* [Exercise directions]:
Starting at the first line of the listing below, retype each line up to and including the one that contains "ax.set_xticks(np.arange(len(months) + 1)". Leave pictures out.

---------- Data lines

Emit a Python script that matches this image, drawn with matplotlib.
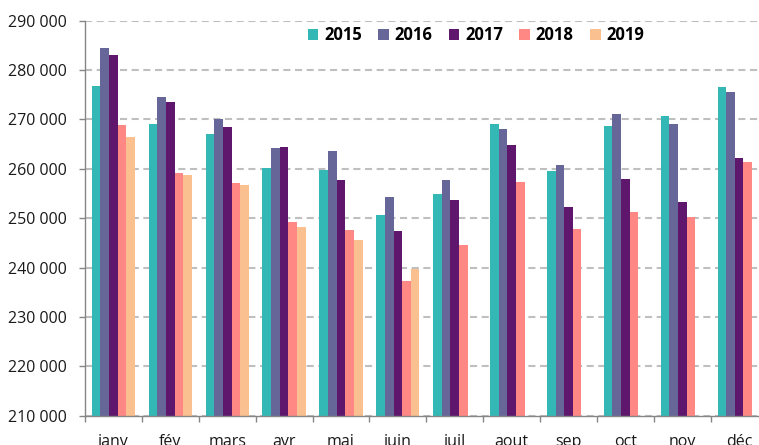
import numpy as np
import matplotlib
matplotlib.use("Agg")
import matplotlib.pyplot as plt
from matplotlib.patches import Patch

months = ["janv", "fév", "mars", "avr", "mai", "juin", "juil", "aout", "sep", "oct", "nov", "déc"]
years = ["2015", "2016", "2017", "2018", "2019"]
v2015 = [276700, 269100, 267000, 260100, 259800, 250600, 254900, 269100, 259500, 268700, 270700, 276600]
v2016 = [284500, 274500, 270100, 264100, 263600, 254300, 257800, 268000, 260700, 271100, 269000, 275500]
v2017 = [283100, 273500, 268500, 264500, 257700, 247500, 253600, 264900, 252200, 258000, 253300, 262200]
v2018 = [268900, 259100, 257100, 249200, 247700, 237300, 244500, 257400, 247800, 251200, 250300, 261400]
v2019 = [266400, 258700, 256700, 248300, 245500, 239800, np.nan, np.nan, np.nan, np.nan, np.nan, np.nan]
yticks = [210000, 220000, 230000, 240000, 250000, 260000, 270000, 280000, 290000]
ytick_labels = ["210 000", "220 000", "230 000", "240 000", "250 000", "260 000", "270 000", "280 000", "290 000"]
colors = ["#33B8B6", "#666699", "#5F176E", "#FF8784", "#FBC08F"]

series = [v2015, v2016, v2017, v2018, v2019]

plt.rcParams['font.family'] = ['Open Sans', 'DejaVu Sans']

fig = plt.figure(figsize=(7.59, 4.45), dpi=100)
ax = fig.add_axes([85 / 759, (445 - 415.8) / 445, 682.6 / 759, (415.8 - 20.5) / 445])

x = np.arange(len(months))
bw = 0.152
for i, (vals, c) in enumerate(zip(series, colors)):
    ax.bar(x + (i - 2) * bw, vals, width=bw, color=c, edgecolor=c, linewidth=0.0, zorder=3)

ax.set_xlim(-0.5, len(months) - 0.5)
ax.set_ylim(210000, 290000)
ax.set_yticks(yticks)
ax.set_yticklabels(ytick_labels)
ax.set_xticks(x)
ax.set_xticklabels(months)
ax.set_xticks(np.arange(len(months) + 1) - 0.5, minor=True)

ax.tick_params(axis='x', which='major', length=0, pad=13, labelsize=11.5, colors='#1a1a1a')
ax.tick_params(axis='x', which='minor', length=4, width=1, color='#868686', direction='out')
ax.tick_params(axis='y', which='major', length=4, width=1, color='#868686', pad=9, labelsize=11.5, labelcolor='#1a1a1a')

ax.yaxis.grid(True, linestyle=(0, (3.4, 2.2)), color='#BFBFBF', linewidth=1.5, zorder=0)
ax.set_axisbelow(True)
for s in ['top', 'right']:
    ax.spines[s].set_visible(False)
for s in ['left', 'bottom']:
    ax.spines[s].set_color('#868686')
    ax.spines[s].set_linewidth(1)
    ax.spines[s].set_zorder(4)

handles = [Patch(facecolor=c, edgecolor='none') for c in colors]
fig.legend(handles, years, loc='center', bbox_to_anchor=(476 / 759, 1 - 35 / 445),
           ncol=5, frameon=False, prop={'weight': 'bold', 'size': 12},
           handlelength=0.65, handleheight=0.65, handletextpad=0.35, columnspacing=0.96, borderpad=0)

fig.savefig("out.png", dpi=100)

--------------------

* [Answer to this problem]:
Emit a Python script that matches this image, drawn with matplotlib.
import numpy as np
import matplotlib
matplotlib.use("Agg")
import matplotlib.pyplot as plt
from matplotlib.patches import Patch

months = ["janv", "fév", "mars", "avr", "mai", "juin", "juil", "aout", "sep", "oct", "nov", "déc"]
years = ["2015", "2016", "2017", "2018", "2019"]
v2015 = [276700, 269100, 267000, 260100, 259800, 250600, 254900, 269100, 259500, 268700, 270700, 276600]
v2016 = [284500, 274500, 270100, 264100, 263600, 254300, 257800, 268000, 260700, 271100, 269000, 275500]
v2017 = [283100, 273500, 268500, 264500, 257700, 247500, 253600, 264900, 252200, 258000, 253300, 262200]
v2018 = [268900, 259100, 257100, 249200, 247700, 237300, 244500, 257400, 247800, 251200, 250300, 261400]
v2019 = [266400, 258700, 256700, 248300, 245500, 239800, np.nan, np.nan, np.nan, np.nan, np.nan, np.nan]
yticks = [210000, 220000, 230000, 240000, 250000, 260000, 270000, 280000, 290000]
ytick_labels = ["210 000", "220 000", "230 000", "240 000", "250 000", "260 000", "270 000", "280 000", "290 000"]
colors = ["#33B8B6", "#666699", "#5F176E", "#FF8784", "#FBC08F"]

series = [v2015, v2016, v2017, v2018, v2019]

plt.rcParams['font.family'] = ['Open Sans', 'DejaVu Sans']

fig = plt.figure(figsize=(7.59, 4.45), dpi=100)
ax = fig.add_axes([85 / 759, (445 - 415.8) / 445, 682.6 / 759, (415.8 - 20.5) / 445])

x = np.arange(len(months))
bw = 0.152
for i, (vals, c) in enumerate(zip(series, colors)):
    ax.bar(x + (i - 2) * bw, vals, width=bw, color=c, edgecolor=c, linewidth=0.0, zorder=3)

ax.set_xlim(-0.5, len(months) - 0.5)
ax.set_ylim(210000, 290000)
ax.set_yticks(yticks)
ax.set_yticklabels(ytick_labels)
ax.set_xticks(x)
ax.set_xticklabels(months)
ax.set_xticks(np.arange(len(months) + 1) - 0.5, minor=True)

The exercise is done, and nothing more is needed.